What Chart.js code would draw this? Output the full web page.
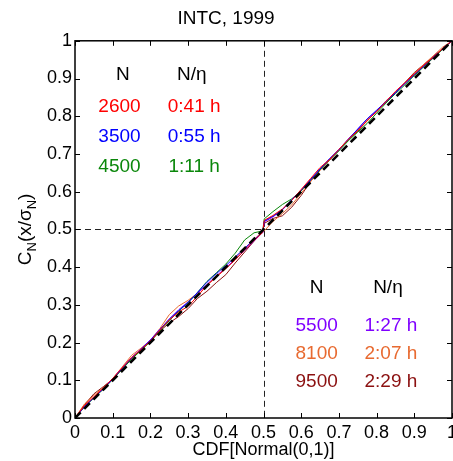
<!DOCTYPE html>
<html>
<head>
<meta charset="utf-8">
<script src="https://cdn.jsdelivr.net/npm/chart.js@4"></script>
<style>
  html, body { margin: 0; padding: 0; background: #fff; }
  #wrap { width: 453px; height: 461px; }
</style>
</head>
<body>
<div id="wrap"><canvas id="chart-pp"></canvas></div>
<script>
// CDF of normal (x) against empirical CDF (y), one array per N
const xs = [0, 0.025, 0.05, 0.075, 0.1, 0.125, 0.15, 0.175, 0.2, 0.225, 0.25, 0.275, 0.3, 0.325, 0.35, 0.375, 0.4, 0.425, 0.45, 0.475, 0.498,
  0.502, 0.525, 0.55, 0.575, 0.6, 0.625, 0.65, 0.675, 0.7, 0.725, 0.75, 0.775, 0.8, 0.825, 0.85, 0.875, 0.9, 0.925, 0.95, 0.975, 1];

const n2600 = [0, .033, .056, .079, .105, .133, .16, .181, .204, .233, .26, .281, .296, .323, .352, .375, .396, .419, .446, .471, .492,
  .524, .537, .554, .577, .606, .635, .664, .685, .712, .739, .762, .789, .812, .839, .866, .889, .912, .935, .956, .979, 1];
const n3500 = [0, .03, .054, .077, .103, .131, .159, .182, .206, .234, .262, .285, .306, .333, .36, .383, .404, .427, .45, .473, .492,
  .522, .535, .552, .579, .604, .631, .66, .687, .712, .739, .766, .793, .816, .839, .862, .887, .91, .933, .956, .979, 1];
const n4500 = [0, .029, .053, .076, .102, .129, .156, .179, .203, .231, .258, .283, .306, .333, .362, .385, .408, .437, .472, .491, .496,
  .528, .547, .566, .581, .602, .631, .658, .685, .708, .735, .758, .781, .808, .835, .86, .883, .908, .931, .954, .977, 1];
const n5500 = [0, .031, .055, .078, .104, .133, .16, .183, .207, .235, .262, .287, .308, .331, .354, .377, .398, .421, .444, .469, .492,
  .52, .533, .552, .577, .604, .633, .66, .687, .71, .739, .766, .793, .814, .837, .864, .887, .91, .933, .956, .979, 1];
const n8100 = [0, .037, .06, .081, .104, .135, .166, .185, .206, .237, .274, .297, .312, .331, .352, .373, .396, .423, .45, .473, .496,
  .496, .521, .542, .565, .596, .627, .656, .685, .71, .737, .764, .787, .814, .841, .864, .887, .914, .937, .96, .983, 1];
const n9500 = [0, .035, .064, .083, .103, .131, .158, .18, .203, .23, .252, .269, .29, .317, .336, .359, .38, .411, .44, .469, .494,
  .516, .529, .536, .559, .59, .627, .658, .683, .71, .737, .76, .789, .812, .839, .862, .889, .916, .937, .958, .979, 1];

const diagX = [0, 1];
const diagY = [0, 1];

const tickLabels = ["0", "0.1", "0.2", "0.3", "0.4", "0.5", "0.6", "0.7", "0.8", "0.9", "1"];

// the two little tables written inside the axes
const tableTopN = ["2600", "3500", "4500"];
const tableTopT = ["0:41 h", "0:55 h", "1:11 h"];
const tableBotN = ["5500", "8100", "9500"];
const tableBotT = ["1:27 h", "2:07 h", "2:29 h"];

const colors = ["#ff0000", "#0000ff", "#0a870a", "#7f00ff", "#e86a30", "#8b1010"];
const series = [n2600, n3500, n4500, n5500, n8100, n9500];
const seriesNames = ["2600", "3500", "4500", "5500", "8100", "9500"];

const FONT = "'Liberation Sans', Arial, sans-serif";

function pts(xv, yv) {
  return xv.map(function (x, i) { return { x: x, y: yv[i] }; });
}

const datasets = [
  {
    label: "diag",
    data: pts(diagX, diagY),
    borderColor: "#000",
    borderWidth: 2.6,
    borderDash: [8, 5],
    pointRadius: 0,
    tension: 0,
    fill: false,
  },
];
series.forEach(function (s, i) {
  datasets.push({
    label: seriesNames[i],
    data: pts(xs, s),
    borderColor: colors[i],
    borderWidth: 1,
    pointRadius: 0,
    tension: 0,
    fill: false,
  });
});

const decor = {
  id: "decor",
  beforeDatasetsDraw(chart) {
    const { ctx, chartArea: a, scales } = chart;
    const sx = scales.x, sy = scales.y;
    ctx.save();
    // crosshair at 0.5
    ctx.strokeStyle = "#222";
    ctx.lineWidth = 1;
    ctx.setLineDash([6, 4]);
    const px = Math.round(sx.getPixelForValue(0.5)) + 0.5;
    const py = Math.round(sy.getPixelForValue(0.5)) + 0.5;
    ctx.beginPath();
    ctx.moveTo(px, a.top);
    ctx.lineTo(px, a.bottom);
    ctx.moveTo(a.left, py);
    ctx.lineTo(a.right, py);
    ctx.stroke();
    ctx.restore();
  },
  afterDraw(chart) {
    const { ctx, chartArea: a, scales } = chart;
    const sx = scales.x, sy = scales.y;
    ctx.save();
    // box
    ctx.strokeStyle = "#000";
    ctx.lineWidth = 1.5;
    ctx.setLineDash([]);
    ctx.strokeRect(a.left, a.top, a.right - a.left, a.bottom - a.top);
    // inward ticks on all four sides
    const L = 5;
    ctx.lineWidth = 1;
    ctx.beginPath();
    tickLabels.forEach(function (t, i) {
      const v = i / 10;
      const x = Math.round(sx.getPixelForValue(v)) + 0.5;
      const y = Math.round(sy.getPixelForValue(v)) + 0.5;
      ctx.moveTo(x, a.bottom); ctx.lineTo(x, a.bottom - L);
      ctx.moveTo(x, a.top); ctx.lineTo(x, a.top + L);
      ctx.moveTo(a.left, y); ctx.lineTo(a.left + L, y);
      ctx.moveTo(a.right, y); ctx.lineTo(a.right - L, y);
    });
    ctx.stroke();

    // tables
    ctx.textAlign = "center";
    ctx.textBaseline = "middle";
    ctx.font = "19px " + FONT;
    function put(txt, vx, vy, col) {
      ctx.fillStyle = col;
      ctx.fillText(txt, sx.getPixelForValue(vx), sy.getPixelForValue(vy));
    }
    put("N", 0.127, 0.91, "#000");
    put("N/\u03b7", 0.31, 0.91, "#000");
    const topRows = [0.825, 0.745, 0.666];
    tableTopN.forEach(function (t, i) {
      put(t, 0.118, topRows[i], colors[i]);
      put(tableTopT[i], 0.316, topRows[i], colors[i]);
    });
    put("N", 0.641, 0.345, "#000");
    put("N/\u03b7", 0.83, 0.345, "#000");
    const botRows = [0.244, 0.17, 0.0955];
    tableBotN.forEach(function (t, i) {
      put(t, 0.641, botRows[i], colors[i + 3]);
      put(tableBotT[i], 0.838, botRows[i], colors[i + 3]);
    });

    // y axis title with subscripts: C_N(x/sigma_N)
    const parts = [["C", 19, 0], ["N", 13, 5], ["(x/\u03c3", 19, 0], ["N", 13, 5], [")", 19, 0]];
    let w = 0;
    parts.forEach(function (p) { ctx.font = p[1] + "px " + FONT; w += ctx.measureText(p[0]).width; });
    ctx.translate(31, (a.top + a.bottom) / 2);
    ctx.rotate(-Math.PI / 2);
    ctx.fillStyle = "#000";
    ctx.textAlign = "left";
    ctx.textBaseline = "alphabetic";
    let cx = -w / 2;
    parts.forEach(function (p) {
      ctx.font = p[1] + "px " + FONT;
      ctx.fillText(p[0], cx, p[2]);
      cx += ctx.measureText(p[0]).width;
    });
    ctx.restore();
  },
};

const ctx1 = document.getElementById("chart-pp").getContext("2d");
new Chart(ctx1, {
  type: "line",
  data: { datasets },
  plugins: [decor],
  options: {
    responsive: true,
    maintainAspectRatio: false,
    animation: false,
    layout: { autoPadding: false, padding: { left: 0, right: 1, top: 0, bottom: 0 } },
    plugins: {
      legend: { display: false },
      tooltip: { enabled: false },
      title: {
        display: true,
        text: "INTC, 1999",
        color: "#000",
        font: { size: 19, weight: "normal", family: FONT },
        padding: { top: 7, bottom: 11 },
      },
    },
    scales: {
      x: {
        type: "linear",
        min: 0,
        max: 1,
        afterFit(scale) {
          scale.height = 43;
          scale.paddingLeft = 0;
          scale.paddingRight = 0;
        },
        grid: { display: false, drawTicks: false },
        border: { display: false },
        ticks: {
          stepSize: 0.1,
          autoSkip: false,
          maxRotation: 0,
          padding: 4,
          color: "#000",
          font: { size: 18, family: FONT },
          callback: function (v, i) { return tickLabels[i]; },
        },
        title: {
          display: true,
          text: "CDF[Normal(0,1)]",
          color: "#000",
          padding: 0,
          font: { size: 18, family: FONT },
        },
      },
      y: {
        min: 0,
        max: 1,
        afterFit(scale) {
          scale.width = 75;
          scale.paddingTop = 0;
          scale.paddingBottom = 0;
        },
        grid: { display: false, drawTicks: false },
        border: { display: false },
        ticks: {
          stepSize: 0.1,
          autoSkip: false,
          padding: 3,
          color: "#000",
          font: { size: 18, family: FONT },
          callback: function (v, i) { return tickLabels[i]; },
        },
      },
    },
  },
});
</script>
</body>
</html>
★ ★ ★ ★ ★ ★ ★
Task objective:
Write out exactly the opening lines of the data, stopping after the line that holds "0.95, 0.975, 1];". Exclude pictures.

Answer below:
What Chart.js code would draw this? Output the full web page.
<!DOCTYPE html>
<html>
<head>
<meta charset="utf-8">
<script src="https://cdn.jsdelivr.net/npm/chart.js@4"></script>
<style>
  html, body { margin: 0; padding: 0; background: #fff; }
  #wrap { width: 453px; height: 461px; }
</style>
</head>
<body>
<div id="wrap"><canvas id="chart-pp"></canvas></div>
<script>
// CDF of normal (x) against empirical CDF (y), one array per N
const xs = [0, 0.025, 0.05, 0.075, 0.1, 0.125, 0.15, 0.175, 0.2, 0.225, 0.25, 0.275, 0.3, 0.325, 0.35, 0.375, 0.4, 0.425, 0.45, 0.475, 0.498,
  0.502, 0.525, 0.55, 0.575, 0.6, 0.625, 0.65, 0.675, 0.7, 0.725, 0.75, 0.775, 0.8, 0.825, 0.85, 0.875, 0.9, 0.925, 0.95, 0.975, 1];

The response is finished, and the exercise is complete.